The people you meet at golf tournaments
By Paul Gueorgieff
Editor, Golfer Pacific NZ
Where are you from?
That’s a question that is often asked as we meet new people as we play golf tournaments.
It’s a question that is usually asked as polite conversation but can just as often provide very interesting answers.
I played a tournament, essentially a social event, on the Gold Coast in Queensland last April when that question was regularly asked as the players were from around Australia and more than a dozen of us from Wellington.
I had one interesting answer from an Aussie when I said I was from Wellington.
The Aussie said is Wellington in the top island or the bottom island?
Firstly this was question that I couldn’t care to answer. What did it matter if Wellington was in the top or bottom island, was my first reaction.
I relented and replied it was at the bottom of the top island. I thought that was a good reply because the Aussie would probably be confused with the use of the words top and bottom in the same sentence.
The Aussie was indeed confused because he then asked is that the island with Auckland in it.
This was even more infuriating for me as it made me think that the Aussie thinks New Zealand revolves around Auckland. Grrrrrrr, I said under my breath.
The Aussie was from Newcastle. I felt like asking is Newcastle on Australia’s big island or little island. I refrained from doing so, but only just.
But what I did say greatly impressed myself and it’s better to impress yourself than anybody else.
From my horse racing background I knew what a person from Newcastle is called.
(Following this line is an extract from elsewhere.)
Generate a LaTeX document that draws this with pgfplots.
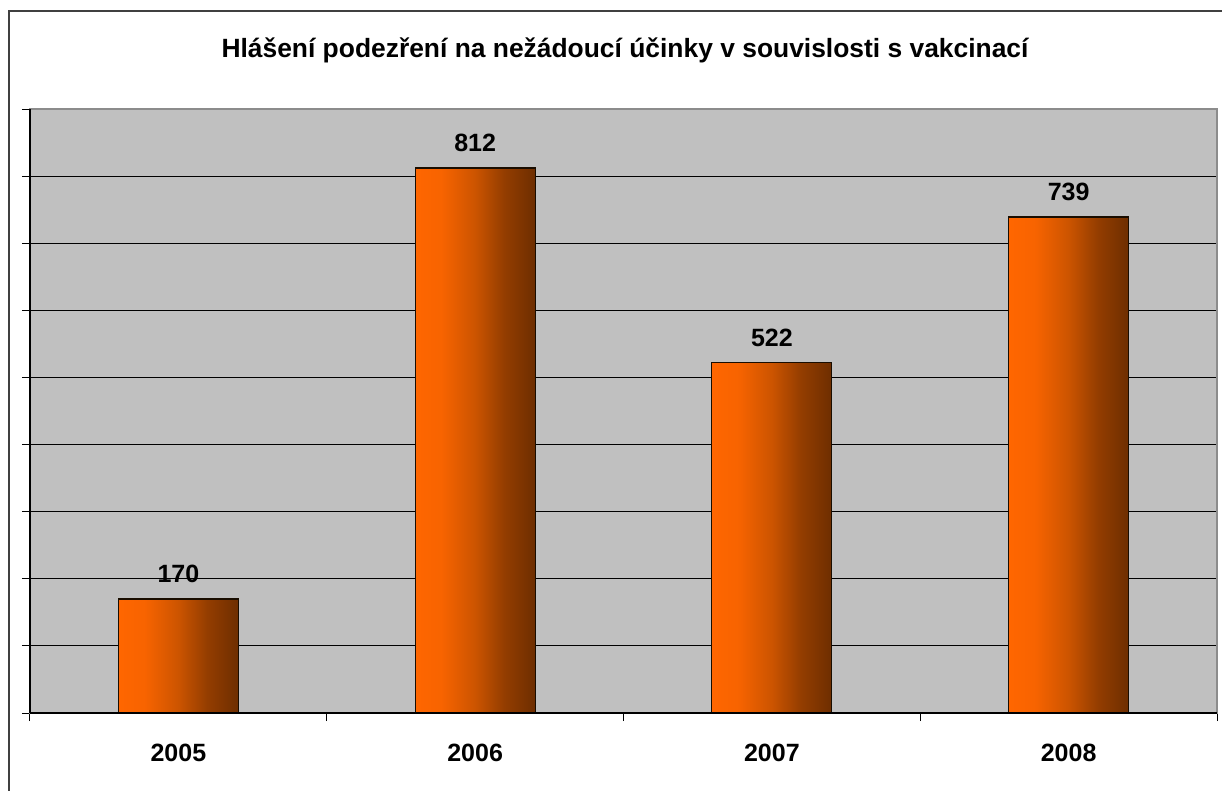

There are a lot of good horses and horse people from Newcastle and therefore became familiar with the name given to the inhabitant of Newcastle.
I said to the Newcastle golfer: “Ah, so you are a Novocastrian.’’
The Novocastrian golfer was indeed impressed. He said: “Most people guess Newcastleton or Newcastleite.”
I raised this conversation with my Wellington golf friends at a Malaysian restaurant in Surfers’ Paradise that night and we took the subject further.
Sydney, Melbourne, Manchester, Glasgow, Los Angeles — what do you call people from those cities. The answers are at the end of the column with Los Angeles perhaps the most intriguing.
At the same golf tournament a year earlier an Australian asked me where I was from.
I kept it simple and replied New Zealand. The Aussie said whereabouts in New Zealand?
I didn’t feel like replying because I thought he would only say where’s that but I said Wellington.
The Aussie said whereabouts in Wellington? I thought this is becoming stupid. Nobody from outside New Zealand asks whereabouts in Wellington.
I replied Lower Hutt, thinking that would surely bring an end to the questions. But it wasn’t. The Aussie asked whereabouts in Lower Hutt.
I said you have to be joking? I said I live in Kelson.
To my amazement he said: “Ah yes, I know, Kelson. I used to live in Taita.’’
Kelson and Taita are two Hutt Valley suburbs, about 10 minutes drive apart. You could have blown me over with a feather.
I saw the same man at the latest golf tournament and now call him the Taita man.
This story also reminds me of another occasion when I was an international flight away from Australia and New Zealand.
A god damn American woman seated alongside me asked where I was from. When I said New Zealand she replied: “Ah, I’ve been to Sydney.’’
I was puzzled by her reply. Should I tell her that Sydney and New Zealand are separated by a big pool of water?
Or should I ask: “The United States, is that the place below Canada?’’
Now for the what you call someone answers. A person from Sydney is called a Sydneysider, a person from Melbourne is a Melburnian, a person from Manchester is a Mancunian, a person from Glasgow is a Glaswegian and a person from Los Angeles is an Angeleno.